Your answer should be a single number: the count of lines that hold the word "LaTeX".

◆ ◆ ◆

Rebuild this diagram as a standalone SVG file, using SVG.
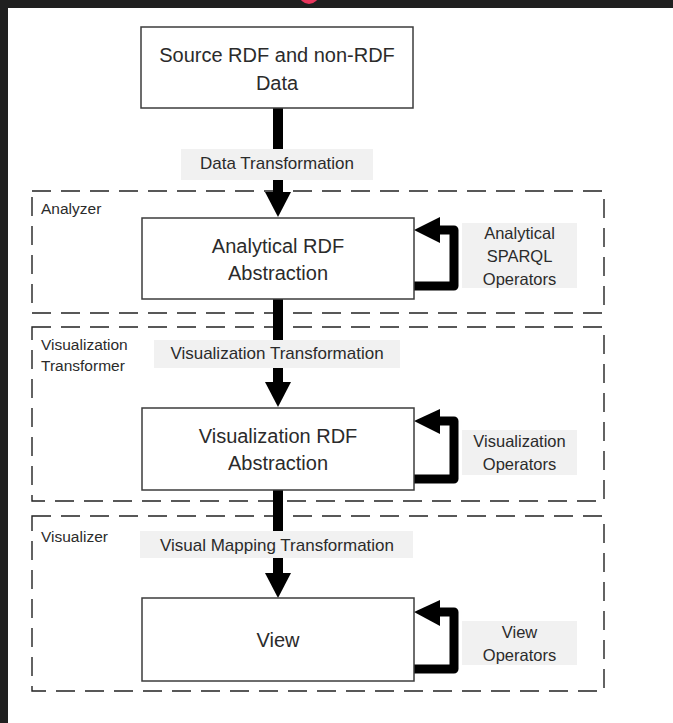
<svg xmlns="http://www.w3.org/2000/svg" width="673" height="723" viewBox="0 0 673 723">
  <style>
    .frame { fill: #202020; }
    .stage { fill: none; stroke: #222; stroke-width: 1.4; stroke-dasharray: 19 10; }
    .box { fill: #fff; stroke: #3c3c3c; stroke-width: 1.5; }
    .tag { fill: #f1f1f1; }
    .flow { stroke: #000; stroke-width: 10; fill: none; }
    .loop { stroke: #000; stroke-width: 9; fill: none; stroke-linejoin: round; }
    .head { fill: #000; }
    text { font-family: "Liberation Sans", Arial, sans-serif; fill: #2b2b2b; }
    .big { font-size: 20px; text-anchor: middle; }
    .mid { font-size: 17px; text-anchor: middle; }
    .op { font-size: 16.5px; text-anchor: middle; }
    .stage-name { font-size: 15.5px; }
  </style>

  <rect width="673" height="723" fill="#fff"/>
  <!-- window chrome -->
  <rect class="frame" x="0" y="0" width="673" height="8"/>
  <rect class="frame" x="0" y="0" width="8" height="723"/>
  <circle cx="309" cy="-6" r="10" fill="#e8365d"/>

  <!-- stage containers -->
  <g id="analyzer">
    <rect class="stage" x="32" y="191" width="572" height="122"/>
    <text class="stage-name" x="41" y="214">Analyzer</text>
  </g>
  <g id="visualization-transformer">
    <rect class="stage" x="32" y="327" width="572" height="174"/>
    <text class="stage-name" x="41" y="350">Visualization</text>
    <text class="stage-name" x="41" y="371">Transformer</text>
  </g>
  <g id="visualizer">
    <rect class="stage" x="32" y="516" width="572" height="175"/>
    <text class="stage-name" x="41" y="542">Visualizer</text>
  </g>

  <!-- connectors -->
  <g id="connectors">
    <line class="flow" x1="278" y1="108" x2="278" y2="194"/>
    <polygon class="head" points="265,192 291,192 278,217"/>
    <line class="flow" x1="278" y1="299" x2="278" y2="384"/>
    <polygon class="head" points="265,382 291,382 278,407"/>
    <line class="flow" x1="278" y1="490" x2="278" y2="575"/>
    <polygon class="head" points="265,573 291,573 278,598"/>

    <path class="loop" d="M414,286 H454 V230 H438"/>
    <polygon class="head" points="414,230 440,217 440,243"/>
    <path class="loop" d="M414,479 H454 V421 H438"/>
    <polygon class="head" points="414,421 440,409 440,434"/>
    <path class="loop" d="M414,669 H454 V612 H438"/>
    <polygon class="head" points="414,612 440,600 440,626"/>
  </g>

  <!-- transformation labels -->
  <g id="data-transformation">
    <rect class="tag" x="181" y="149" width="192" height="31"/>
    <text class="mid" x="277" y="169">Data Transformation</text>
  </g>
  <g id="visualization-transformation">
    <rect class="tag" x="154" y="340" width="246" height="28"/>
    <text class="mid" x="277" y="359">Visualization Transformation</text>
  </g>
  <g id="visual-mapping-transformation">
    <rect class="tag" x="140" y="531" width="273" height="27"/>
    <text class="mid" x="277" y="551">Visual Mapping Transformation</text>
  </g>

  <!-- data nodes -->
  <g id="source-data">
    <rect class="box" x="141" y="27" width="272" height="81"/>
    <text class="big" x="277" y="62">Source RDF and non-RDF</text>
    <text class="big" x="277" y="90">Data</text>
  </g>
  <g id="analytical-abstraction">
    <rect class="box" x="142" y="218" width="272" height="81"/>
    <text class="big" x="278" y="253">Analytical RDF</text>
    <text class="big" x="278" y="280">Abstraction</text>
  </g>
  <g id="visualization-abstraction">
    <rect class="box" x="142" y="408" width="272" height="82"/>
    <text class="big" x="278" y="443">Visualization RDF</text>
    <text class="big" x="278" y="470">Abstraction</text>
  </g>
  <g id="view">
    <rect class="box" x="142" y="598" width="272" height="83"/>
    <text class="big" x="278" y="647">View</text>
  </g>

  <!-- operator labels -->
  <g id="analytical-operators">
    <rect class="tag" x="462" y="223" width="115" height="65"/>
    <text class="op" x="519.5" y="239">Analytical</text>
    <text class="op" x="519.5" y="262">SPARQL</text>
    <text class="op" x="519.5" y="285">Operators</text>
  </g>
  <g id="visualization-operators">
    <rect class="tag" x="462" y="430" width="115" height="45"/>
    <text class="op" x="519.5" y="447">Visualization</text>
    <text class="op" x="519.5" y="470">Operators</text>
  </g>
  <g id="view-operators">
    <rect class="tag" x="462" y="621" width="115" height="44"/>
    <text class="op" x="519.5" y="638">View</text>
    <text class="op" x="519.5" y="661">Operators</text>
  </g>
</svg>
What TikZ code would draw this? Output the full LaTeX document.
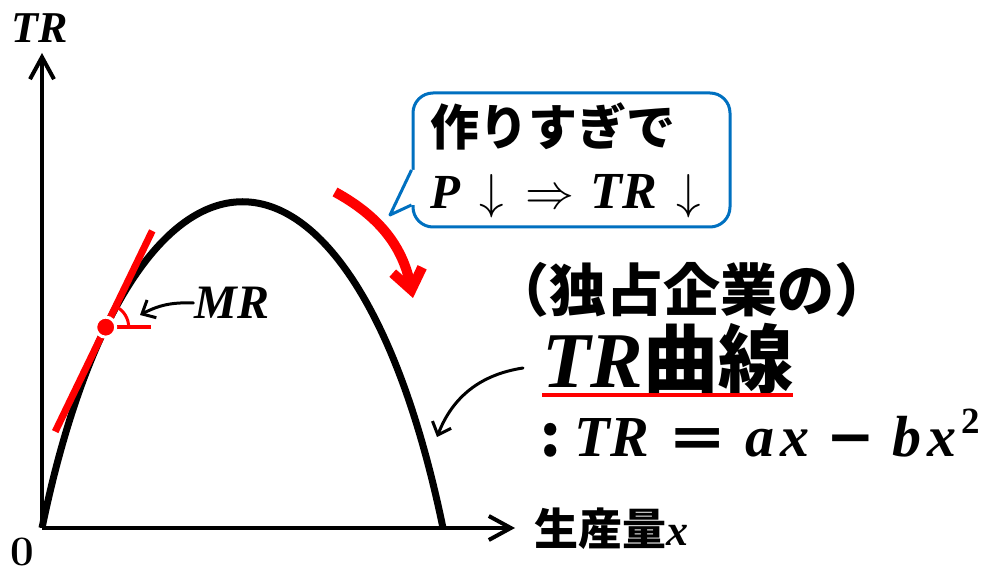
\documentclass[tikz,border=0pt]{standalone}
\usepackage{fix-cm}
\usepackage{amsmath}
\usepackage{graphicx}
\usepackage{fontspec}
\usepackage{tikz}
\usetikzlibrary{arrows.meta,calc}

\newfontfamily\jp{Noto Sans CJK JP}
\newfontfamily\mi{Liberation Serif}
\newfontfamily\sym{DejaVu Sans}
\newcommand{\mvar}[1]{{\mi\bfseries\itshape #1}}
\definecolor{bubbleblue}{RGB}{0,112,192}

\tikzset{
	axis/.style={line width=4pt,-{Straight Barb[length=22pt,width=24pt]}},
	trcurve/.style={line width=7pt},
	pointer/.style={line width=3pt,line cap=round,-{Straight Barb[length=11pt,width=20pt]}},
	redarrow/.style={red,line width=10pt,-{Straight Barb[length=20pt,width=30pt]}},
	bubble/.style={draw=bubbleblue,line width=3pt,fill=white,rounded corners=20pt,
		text width=283pt,inner xsep=17pt,minimum height=134pt,align=left,
		font=\jp\bfseries\fontsize{49}{63}\selectfont}
}

\begin{document}
\begin{tikzpicture}[x=1pt,y=1pt]
		\useasboundingbox (0,0) rectangle (991,573);
		
		\coordinate (O) at (42,45);
		\coordinate (Y) at (42,520);
		\coordinate (X) at (515,45);
		\coordinate (Q) at (443,45);
		
		\draw[axis] (O) -- (Y);
		\draw[axis] (O) -- (X);
		\draw[trcurve] (O) .. controls (132,480) and (353,480) .. (Q) coordinate[pos=0.19] (M);
		
		\begin{scope}[red]
			\draw[line width=7pt] ($(M)+(244.2:116pt)$) -- ($(M)+(64.2:107pt)$);
			\draw[line width=4.5pt] (M) -- ++(45pt,0);
			\draw[line width=3pt] ($(M)+(23pt,0)$) arc[start angle=0,end angle=64,radius=23pt];
			\fill[draw=white,line width=3pt] (M) circle (10pt);
		\end{scope}
		
		\begin{scope}[every node/.style={inner sep=1pt}]
			\node[font=\fontsize{44}{48}\selectfont] (TR) at (40,545) {\mvar{TR}};
			\node[font=\bfseries\fontsize{42}{50}\selectfont] (zero) at (22,21) {0};
			\node[font=\fontsize{44}{50}\selectfont] (output) at (611,44) {{\jp\bfseries 生産量}\mvar{x}};
			\node[font=\fontsize{48}{52}\selectfont] (MR) at (232,270) {\mvar{MR}};
			\node[font=\jp\bfseries\fontsize{57}{60}\selectfont] (title) at (692,283) {（独占企業の）};
		\end{scope}
		
		\begin{scope}[every node/.style={anchor=base west,inner sep=0pt}]
			\node (curve) at (542,185) {\fontsize{79}{80}\selectfont\mvar{TR}\jp\bfseries\fontsize{75}{77}\selectfont 曲線};
			\node (formula) at (540,116) {\fontsize{58}{60}\selectfont{\jp\bfseries :}\hspace{14pt}\mvar{TR}\hspace{20pt}{\sym\bfseries\scalebox{1.2}[1]{=}}\hspace{19pt}\mvar{a\hspace{6pt}x}\hspace{17pt}{\sym\bfseries −}\hspace{17pt}\mvar{b\hspace{6pt}x}\hspace{5pt}\raisebox{23pt}{\fontsize{37}{37}\selectfont\mi\bfseries 2}};
		\end{scope}
		\draw[red,line width=3.5pt] ([yshift=-7pt]curve.base west) -- ([yshift=-7pt]curve.base east);
		
		\node[bubble] (talk) at (571.5,413) {作りすぎで\\\mvar{P}\hspace{20pt}$\downarrow$\hspace{21pt}$\Rightarrow$\hspace{16pt}{\fontsize{52}{63}\selectfont\mvar{TR}}\hspace{20pt}$\downarrow$};
		\coordinate (tip) at (390,358);
		\fill[white] ([yshift=-10pt]talk.west) -- (tip) -- ([yshift=-45pt]talk.west)
			-- ([shift={(4pt,-45pt)}]talk.west) -- ([shift={(4pt,-10pt)}]talk.west) -- cycle;
		\draw[bubbleblue,line width=3pt,line join=round] ([yshift=-10pt]talk.west) -- (tip) -- ([yshift=-45pt]talk.west);
		
		\coordinate (r1) at (335,381);
		\coordinate (r2) at (413,275);
		\coordinate (mrtip) at (140,258);
		\coordinate (curvetip) at (437,136);
		\draw[redarrow] (r1) to[bend left=25] (r2);
		\draw[pointer] (MR.west) to[bend right=15] (mrtip);
		\draw[pointer] ([shift={(-19pt,20pt)}]curve.base west) to[bend right=30] (curvetip);
	\end{tikzpicture}
\end{document}
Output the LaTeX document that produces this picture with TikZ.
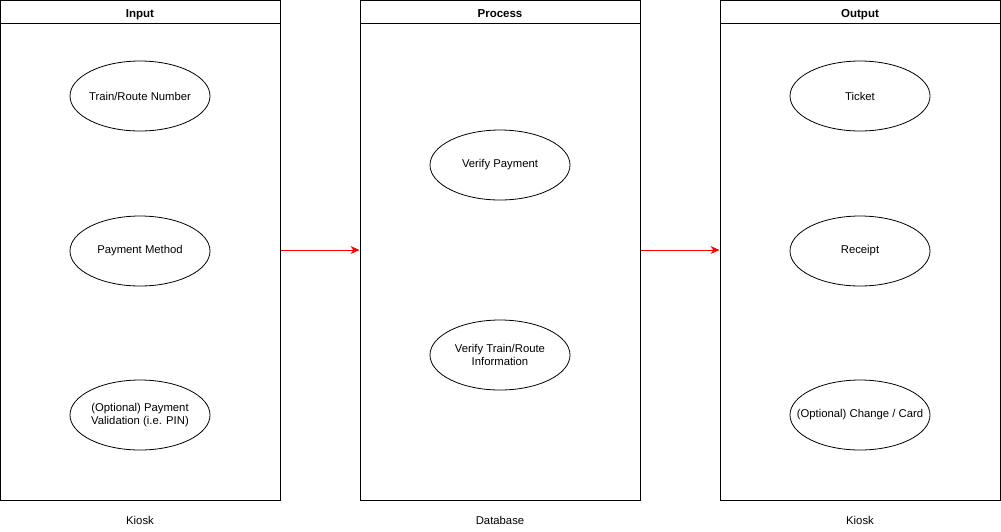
\documentclass[tikz,border=0pt]{standalone}
\usepackage{fontspec}
\setmainfont{Liberation Sans}
\usetikzlibrary{shapes.geometric, arrows.meta, positioning}

\begin{document}
\begin{tikzpicture}[x=1pt,y=-1pt,
    lane/.style={rectangle,draw=black,line width=1pt,minimum width=280pt,minimum height=500pt,inner sep=0pt},
    head/.style={rectangle,draw=black,line width=1pt,minimum width=280pt,minimum height=23pt,inner sep=0pt,text height=11pt,text depth=0pt,font=\fontsize{11.5}{14}\selectfont\bfseries},
    item/.style={ellipse,draw=black,line width=0.8pt,minimum width=140pt,minimum height=70pt,inner xsep=-30pt,inner ysep=-8pt,align=center,font=\fontsize{11.3}{13.5}\selectfont},
    tag/.style={font=\fontsize{11.3}{14}\selectfont},
    flow/.style={draw=red,line width=1pt,-{Stealth[length=9pt,width=8pt]}}]
    \useasboundingbox (0,0) rectangle (1001,531);

    % Input
    \node[lane] (in) at (140,250) {};
    \node[head,anchor=north] (inhead) at (in.north) {Input};
    \node[item] (train) at (140,96) {Train/Route Number};
    \node[item] (method) at (140,251) {Payment Method};
    \node[item] (pin) at (140,415) {(Optional) Payment\\Validation (i.e. PIN)};
    \node[tag] (inlab) at (140,520) {Kiosk};

    % Process
    \node[lane] (proc) at (500,250) {};
    \node[head,anchor=north] (prochead) at (proc.north) {Process};
    \node[item] (pay) at (500,165) {Verify Payment};
    \node[item] (route) at (500,355) {Verify Train/Route\\Information};
    \node[tag] (proclab) at (500,520) {Database};

    % Output
    \node[lane] (out) at (860,250) {};
    \node[head,anchor=north] (outhead) at (out.north) {Output};
    \node[item] (ticket) at (860,96) {Ticket};
    \node[item] (receipt) at (860,251) {Receipt};
    \node[item] (change) at (860,415) {(Optional) Change / Card};
    \node[tag] (outlab) at (860,520) {Kiosk};

    % Pfeile
    \draw[flow] (in.east) -- (proc.west);
    \draw[flow] (proc.east) -- (out.west);
\end{tikzpicture}
\end{document}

◆ ◆ ◆

SOLVED EXERCISE » 2